After meeting someone at local networking events, Oliver typically invites them to connect on LinkedIn the next day.
“If they do, I email a thank you note,” she said. “And then I periodically share content I think might interest them. In some cases, it might take a year or two until they’re ready to sit down and see how I can help them.”
Oliver emails clients and prospects an educational newsletter at least once a quarter. Looking for a novel and affordable way to send holiday greetings, she hired an artist through Fiverr.com, who created an animated Christmas card video.
“At $40, it was considerably less expensive than mailing nice cards,” Oliver said.
Aleckson also works at staying visible. Quotes in industry publications, professional alliances, regular posts on Facebook and Twitter, community networking and video content have helped her win local business awards, resulting in a strong reputation as an industry expert, which has led to increasing speaking invitations.
Building deep relationships
Going above and beyond for clients pays off for Aleckson in countless ways, including frequent referrals.
“I’m working on my Behavioral Financial Advisor designation,” she said, “because 80 percent of what I do is in-depth counseling. For example, I am currently doing rediscovery with clients that resembles onboarding education, explaining all the tools on my website and inviting them to complete the site’s reports and send them to me for feedback. For one client, I did a detailed timeline of things he needed to do to meet his goals. Then he told a friend who wanted one, too. When another client lost his father and he and other beneficiaries were having trouble getting a banking and financial services holding company to release his father’s account funds, I did a lot of work to help them, including writing a letter to the IRS. That client will be loyal and probably refer other clients.”
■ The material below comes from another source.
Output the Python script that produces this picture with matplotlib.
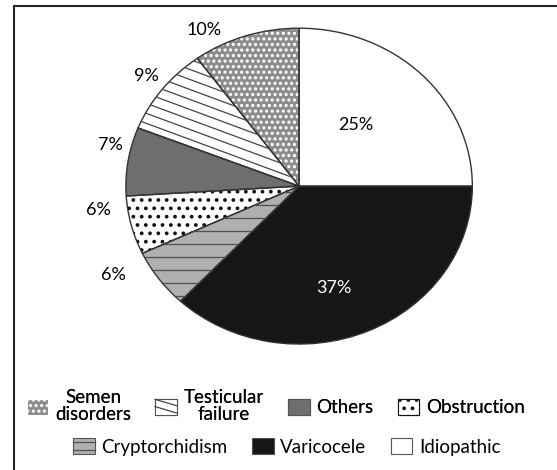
import numpy as np
import matplotlib.pyplot as plt
from matplotlib.patches import Patch, Rectangle
from matplotlib.lines import Line2D
from matplotlib.legend_handler import HandlerBase

plt.rcParams['font.family'] = ['Lato', 'DejaVu Sans']
plt.rcParams['hatch.linewidth'] = 1.5

# slices, clockwise from 12 o'clock
labels  = ['Idiopathic', 'Varicocele', 'Cryptorchidism', 'Obstruction',
           'Others', 'Testicular failure', 'Semen disorders']
values  = [25, 37, 6, 6, 7, 9, 10]
faces   = ['white', '#161616', '#b0b0b0', 'white', '#6e6e6e', 'white', '#8c8c8c']
dotcol  = [None, None, None, '#111111', None, None, 'white']
dots    = [None, None, None, '..', None, None, '...']
# stripe textures: (slope in px, spacing in px, colour)
stripe  = {'Cryptorchidism': (0.0, 13, '#505050'),
           'Testicular failure': (0.37, 10, '#444444')}

fig = plt.figure(figsize=(5.57, 4.70), dpi=100)
ax = fig.add_axes([0.226, 0.268, 0.622, 0.672])

wedges, _ = ax.pie(values, colors=faces, startangle=90, counterclock=False,
                   wedgeprops=dict(linewidth=0))
for w, h, hc in zip(wedges, dots, dotcol):
    if h:
        w.set_edgecolor(hc)
        w.set_hatch(h)
ax.set_aspect('auto')
ax.set_xlim(-1, 1)
ax.set_ylim(-1, 1)

# px per data unit, used for the stripe textures
bb = ax.get_window_extent()
px, py = bb.width / 2, bb.height / 2
for w, lab in zip(wedges, labels):
    if lab not in stripe:
        continue
    s, step, col = stripe[lab]
    xs = np.array([-1.2, 1.2])
    for c in np.arange(-3, 3, step / py):
        ln = ax.plot(xs, -s * px / py * xs + c, color=col, lw=0.9)[0]
        ln.set_clip_path(w)

# outlines on top
ax.pie(values, colors=['none'] * len(values), startangle=90, counterclock=False,
       wedgeprops=dict(linewidth=1.0, edgecolor='#333333', fill=False))
ax.set_aspect('auto')
ax.set_xlim(-1, 1)
ax.set_ylim(-1, 1)

# percentage labels
pos = [(0.33, 0.39), (0.2, -0.645), (-1.07, -0.56), (-1.16, -0.15),
       (-1.09, 0.26), (-0.88, 0.70), (-0.55, 0.99)]
for (x, y), v, lab in zip(pos, values, labels):
    col = 'white' if lab == 'Varicocele' else 'black'
    ax.text(x, y, f'{v}%', ha='center', va='center', fontsize=13, color=col)


class StripeHandler(HandlerBase):
    def __init__(self, slope, col):
        super().__init__()
        self.slope, self.col = slope, col

    def create_artists(self, legend, orig, xd, yd, width, height, fontsize, trans):
        x0, y0 = -xd, -yd
        arts = [Rectangle((x0, y0), width, height, facecolor=orig.get_facecolor(),
                          edgecolor='#555555', lw=0.8, transform=trans)]
        for f in (0.3, 0.75):
            yy = y0 + f * height
            d = self.slope * width / 2
            arts.append(Line2D([x0, x0 + width], [yy + d, yy - d], color=self.col,
                               lw=0.9, transform=trans))
        return arts


def handle(name):
    i = labels.index(name)
    return Patch(facecolor=faces[i], edgecolor=dotcol[i] or '#555555',
                 hatch=dots[i], linewidth=0.8)


hmap = {}
row1 = ['Semen disorders', 'Testicular failure', 'Others', 'Obstruction']
row2 = ['Cryptorchidism', 'Varicocele', 'Idiopathic']
h1 = [handle(n) for n in row1]
h2 = [handle(n) for n in row2]
for hs, names in ((h1, row1), (h2, row2)):
    for h, n in zip(hs, names):
        if n in stripe:
            hmap[h] = StripeHandler(stripe[n][0] * 0.8, stripe[n][2])

txt1 = ['Semen\ndisorders', 'Testicular\nfailure', 'Others', 'Obstruction']
kw = dict(loc='center', frameon=False, fontsize=13.5, handlelength=1.15,
          handleheight=0.95, handletextpad=0.35, columnspacing=1.3,
          handler_map=hmap)
leg1 = fig.legend(h1, txt1, ncol=4, bbox_to_anchor=(0.495, 0.136), **kw)
for t in leg1.get_texts():
    t.set_multialignment('center')
    t.set_linespacing(0.95)
leg2 = fig.legend(h2, row2, ncol=3, bbox_to_anchor=(0.515, 0.049), **kw)
fig.add_artist(leg1)

# partial frame: left and top lines
fig.add_artist(Line2D([0.025, 0.025], [0, 0.987], color='#222222', lw=1.5))
fig.add_artist(Line2D([0.025, 1], [0.987, 0.987], color='#222222', lw=1.5))

fig.savefig('out.png', dpi=100)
“I have an upcoming paid speaking gig to 130 employees of an online bank tech company, who are largely Gen Y,” Aleckson said. “Millennials get a bad rap because they have different priorities than boomers. They want to enjoy life, travel and make an impact. As clients, they are extraordinary – smart, creative and loyal. They come to appointments prepared with their budget, income, goals and what they think they can do, seeking confirmation and guidance.”
Aleckson advises peers to reach out to millennials if they hope to be in business for some time or to eventually sell their company. “After all,” she said, “that’s where a lot of today’s assets are going to end up.”
Although the old styles of lead generation may still hold some potential to break a slump, they’re not as effective or as cost or time efficient over the long term. Spending more time communicating helpful information and building deeper relationships – even when that means reaching fewer people – is more likely to result in receptive prospects who eventually become sticky clients.